From the article, "the OEIS ... provides a sequence’s full 'life story.' Along with listing the numbers that form the beginning of a sequence (sometimes hundreds of thousands of them), it gives all the different known ways to generate the sequence, lists references to the sequence in the scientific literature, links to any sites with information about it, cross-references related sequences, provides a graph of the sequence, and even offers a way to listen to the sequence."

It is very easy to lose yourself for hours in the OEIS so be careful ;-).

Friday, August 6, 2010

Stephen Wolfram on TED

If you haven't already seen it, spend an enjoyable 20 minutes listening and watching Stephen Wolfram's TED talk from February of this year. Note that it will probably take a lot longer than 20 minutes since you will find yourself frequently pausing to catch the Wolfram|Alpha search requests and Mathematica code. Well worth multiple viewings.

Wednesday, July 28, 2010

New Math Standards?

One of the little dramas being played out in California and probably elsewhere has to do with whether the state should adopt the K-12 Common Core standards for mathematics and English developed by a consortium of 48 states, including representatives from California. The Sacramento Bee editorialized that the state should adopt the US math standards, agreeing with 19 of the 21 members of the California Academic Content Standards Commission, the Governor's Office and most of the academic community. The editorial referred to California's "mile-wide, inch-deep" math curriculum as a problem the Common Core addresses. In an Op-Ed piece by the two dissenting members in which they claim the new standards "would gut the state's successful program", they also refer several times to "high-performing foreign countries" teaching to something like California's current "mile-wide" curriculum. Several days later in a point-counterpoint debate, the same arguments were raised.

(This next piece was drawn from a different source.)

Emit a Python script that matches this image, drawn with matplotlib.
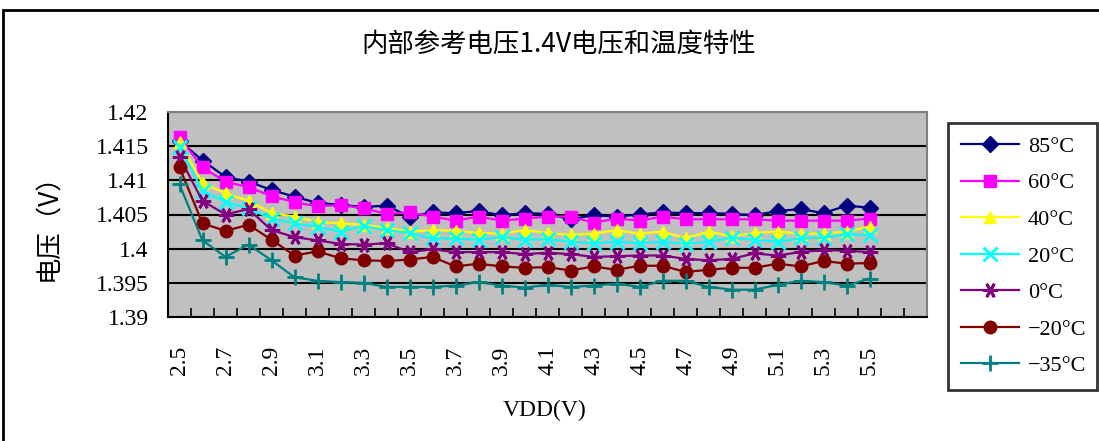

In a letter to the editor published on July 28, I pointed out the real problem and the real difference between the US and "high-performing foreign countries" is the length of both the school day and school year:

Fix class time, not standards

Re: "State should adopt U.S. math standards" (Editorials, July 24) and "Proposed math standards unteachable" (Viewpoints, July 24): Both the editorial and op-ed column miss the point.

California's current curriculum is indeed "mile wide, inch deep." The reason it is an "inch deep" is because the school day and school year are too short and because students are not required to take mathematics through 12th grade.

"High-performing foreign countries" teach the same breadth of material, but they can teach it better because the school day and school year are longer and students have more years of mathematics instruction.

The state's current system is not a "successful" program, it is just broken differently.

No amount of changed standards or national commission reports will catch us up with the many countries ahead of us in math education; only the realization that, like learning to play well some musical instrument, learning mathematics requires many hours and years of study and practice.